'I will be the one who slaughters you', says child in IS video
The video is one of many examples of propaganda aimed at spreading IS's beliefs
Baghdad, Iraq: A young boy raises a pistol, aims at two kneeling men and fires, in a shocking propaganda video highlighting the Islamic State jihadist group's efforts to indoctrinate another generation with its brutal ideology.
The boy, who doesn't look older than 11 or 12, has allegedly just executed two men said to have confessed to spying for Russia, the voiceover saying their bodies "lay humiliated" at the feet of the young jihadist.
Their fate could not be independently confirmed.
When asked in another video what he wanted to do in the future, the boy said: "I will be the one who slaughters you, O kuffar (unbelievers). I will be a mujahed (holy warrior)."
The video is one of many examples of propaganda aimed at spreading IS's beliefs to a younger generation to aid recruitment and to perpetuate the "caliphate" the group has declared in areas it holds in Iraq and Syria.

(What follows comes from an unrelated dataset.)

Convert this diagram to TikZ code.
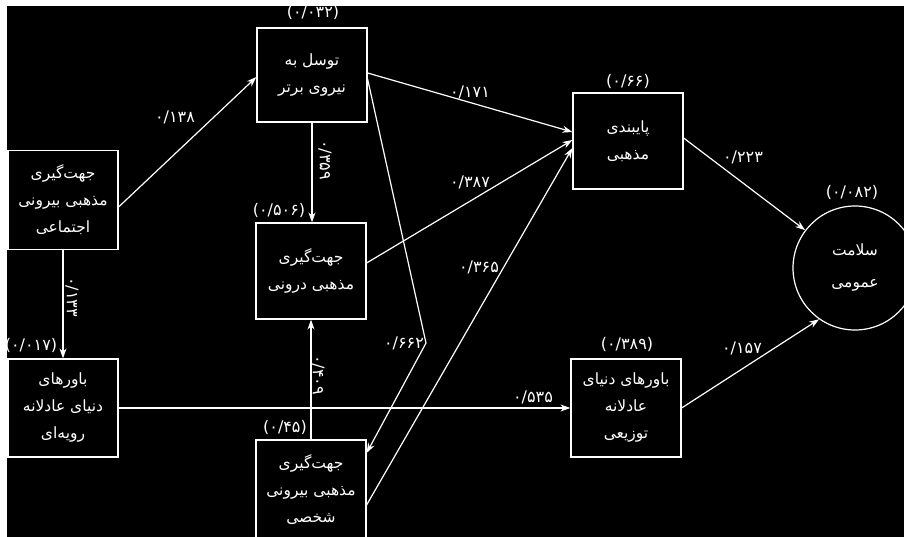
\documentclass[tikz,border=0pt]{standalone}
\usepackage{fontspec}
\usetikzlibrary{arrows.meta,calc}
\TeXXeTstate=1
\newfontfamily\fa[Script=Arabic]{DejaVu Sans}
\tikzset{
  box/.style={draw=white, line width=1.2pt, minimum width=110pt, minimum height=96pt,
    inner sep=0pt, text=white, align=center, font=\fa\fontsize{15.5}{27}\selectfont},
  lab/.style={text=white, font=\fa\fontsize{16}{18}\selectfont, inner sep=1pt},
  arr/.style={draw=white, line width=1.2pt, -{Stealth[length=10pt,width=7pt]}},
}
\begin{document}
\begin{tikzpicture}[x=1pt,y=-1pt]
\useasboundingbox (0,0) rectangle (904,537);
\fill[black] (0,0) rectangle (904,537);

% boxes
\node[box, minimum height=94pt] (b1) at (312,75) {\beginR توسل به\endR\\\beginR نیروی برتر\endR};
\node[box, minimum height=99pt] (b2) at (63,200) {\beginR جهت‌گیری\endR\\\beginR مذهبی بیرونی\endR\\\beginR اجتماعی\endR};
\node[box] (b3) at (311,271) {\beginR جهت‌گیری\endR\\\beginR مذهبی درونی\endR};
\node[box, minimum height=98pt] (b4) at (63,408) {\beginR باورهای\endR\\\beginR دنیای عادلانه\endR\\\beginR رویه‌ای\endR};
\node[box, minimum height=100pt] (b5) at (311,490) {\beginR جهت‌گیری\endR\\\beginR مذهبی بیرونی\endR\\\beginR شخصی\endR};
\node[box] (b6) at (628,141) {\beginR پایبندی\endR\\\beginR مذهبی\endR};
\node[box, minimum height=98pt] (b7) at (626,408) {\beginR باورهای دنیای\endR\\\beginR عادلانه\endR\\\beginR توزیعی\endR};
\node[circle, draw=white, line width=1.2pt, minimum size=124pt, inner sep=0pt, text=white,
  align=center, font=\fa\fontsize{15.5}{32}\selectfont] (c) at (855,268) {\beginR سلامت\endR\\\beginR عمومی\endR};

% R^2 labels
\node[lab] (r1) at (313,12) {(۰/۰۳۲)};
\node[lab] (r3) at (279,210) {(۰/۵۰۶)};
\node[lab] (r4) at (31,345) {(۰/۰۱۷)};
\node[lab] (r5) at (285,427) {(۰/۴۵)};
\node[lab] (r6) at (628,81) {(۰/۶۶)};
\node[lab] (r7) at (627,344) {(۰/۳۸۹)};
\node[lab] (rc) at (852,192) {(۰/۰۸۲)};

% connectors
\coordinate (bend) at (426,343);
\draw[arr] ([yshift=-7pt]b2.east) -- ([yshift=-2pt]b1.west);
\draw[arr] ([yshift=2pt]b1.east) -- ([yshift=9pt]b6.west);
\draw[arr] ([yshift=8pt]b3.east) -- ([yshift=1pt]b6.west);
\draw[arr] ([yshift=-15pt]b5.east) -- ([yshift=-7pt]b6.west);
\draw[arr] ([yshift=-4pt]b1.east) -- (bend) -- ([yshift=37pt]b5.east);
\draw[arr] (b1.south) -- (b1.south |- b3.north);
\draw[arr] (b5.north) -- (b5.north |- b3.south);
\draw[arr] (b2.south) -- (b2.south |- b4.north);
\draw[arr] (b4.east) -- (b4.east -| b7.west);
\draw[arr] ([yshift=3pt]b6.east) -- (c);
\draw[arr] (b7.east) -- (c.-125);

% path labels
\node[lab] (p1) at (175,117) {۰/۱۳۸};
\node[lab] (p2) at (470,92) {۰/۱۷۱};
\node[lab] (p3) at (470,182) {۰/۳۸۷};
\node[lab] (p4) at (479,267) {۰/۳۶۵};
\node[lab] (p5) at (404,343) {۰/۶۶۲};
\node[lab, rotate=-90] (p6) at (325,160) {۰/۳۵۹};
\node[lab, rotate=-90] (p7) at (318,375) {۰/۴۰۹};
\node[lab, rotate=-90] (p8) at (72,297) {۰/۱۳۳};
\node[lab] (p9) at (533,397) {۰/۵۳۵};
\node[lab] (p10) at (743,157) {۰/۲۲۳};
\node[lab] (p11) at (742,348) {۰/۱۵۷};

% white margins
\fill[white] (0,0) rectangle (904,6);
\fill[white] (0,0) rectangle (7,537);
\end{tikzpicture}
\end{document}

Charles Lister, a visiting fellow at the Brookings Doha Center, said that over the past six months IS media materials "have steadily escalated the level of violence involving and being carried out by children, with this video being the most extreme level reached so far".
One of the IS videos shows young boys undergoing classroom instruction in religion and Arabic, then firearms practice and physical training.
The jihadist group makes its aim clear.
"They are the next generation," a narrator says as one camouflage-clad boy quickly assembles a Kalashnikov assault rifle while others look on.
The boy, who calls himself Abdullah and says he is from Kazakhstan, is the same one who "executed" the two alleged spies.
Jeffrey Bates, the spokesman for the UN children's agency UNICEF in Iraq, said ideological indoctrination or participation in violence is incredibly damaging psychologically to the children who undergo it, and poses a major problem for the country.
"We have examples from around the world for decades of the impact this has on children, and it's devastating," Bates said.
"The scope of the problem in Iraq -- you cannot overestimate it. We're looking at... thousands and thousands of children" who will need help.
IS photos said to be from the jihadist stronghold of Raqa in Syria also show young girls wearing Muslim headscarves holding toy assault rifles.